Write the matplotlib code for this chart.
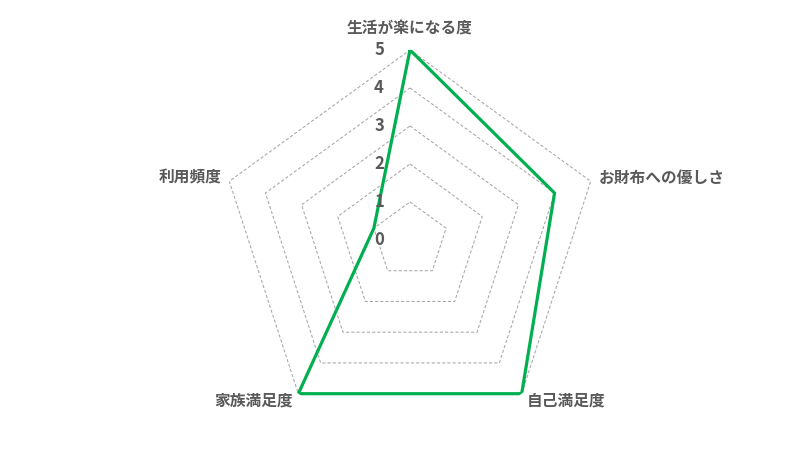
import numpy as np
import matplotlib.pyplot as plt

plt.rcParams['font.family'] = ['Noto Sans CJK JP', 'DejaVu Sans']

categories = ["生活が楽になる度", "お財布への優しさ", "自己満足度", "家族満足度", "利用頻度"]
values = [5, 4, 5, 5, 1]
levels = [0, 1, 2, 3, 4, 5]

text_color = "#595959"
line_color = "#00B050"
grid_color = "#A6A6A6"

n = len(categories)
theta = np.arange(n) * 2 * np.pi / n
theta_closed = np.append(theta, theta[0])

fig = plt.figure(figsize=(8, 4.53), dpi=100)
ax = fig.add_axes([0.275, 0.0508, 0.475, 0.8389], projection="polar")
ax.set_theta_offset(np.pi / 2)
ax.set_theta_direction(-1)
ax.set_ylim(0, 5)
ax.grid(False)
ax.spines["polar"].set_visible(False)
ax.set_xticks([])
ax.set_yticks([])
ax.patch.set_alpha(0)

# pentagon grid
for lv in levels[1:]:
    ax.plot(theta_closed, [lv] * (n + 1), color=grid_color, lw=0.75,
            linestyle=(0, (3, 2)), zorder=1)

# data line
vals_closed = values + values[:1]
ax.plot(theta_closed, vals_closed, color=line_color, lw=2.3, zorder=3,
        solid_joinstyle="miter")

# value axis labels
for lv in levels:
    ax.annotate(str(lv), xy=(0, lv), xytext=(-31, 0), textcoords="offset pixels",
                ha="center", va="center", fontsize=12, fontweight="bold",
                color=text_color)

# category labels
offsets = [(0, 21, "center"), (8, 3, "left"), (5, -7, "left"),
           (-5, -7, "right"), (-8, 4, "right")]
for t, lab, (dx, dy, ha) in zip(theta, categories, offsets):
    ax.annotate(lab, xy=(t, 5), xytext=(dx, dy), textcoords="offset pixels",
                ha=ha, va="center", fontsize=11.3, fontweight="bold",
                color=text_color, annotation_clip=False)

fig.savefig("out.png", dpi=100)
----------------
→ THE PROBLEM
Tell how many lines in the material contain the word "matplotlib". Only the number is wanted.

→ COMPLETE OUTPUT
2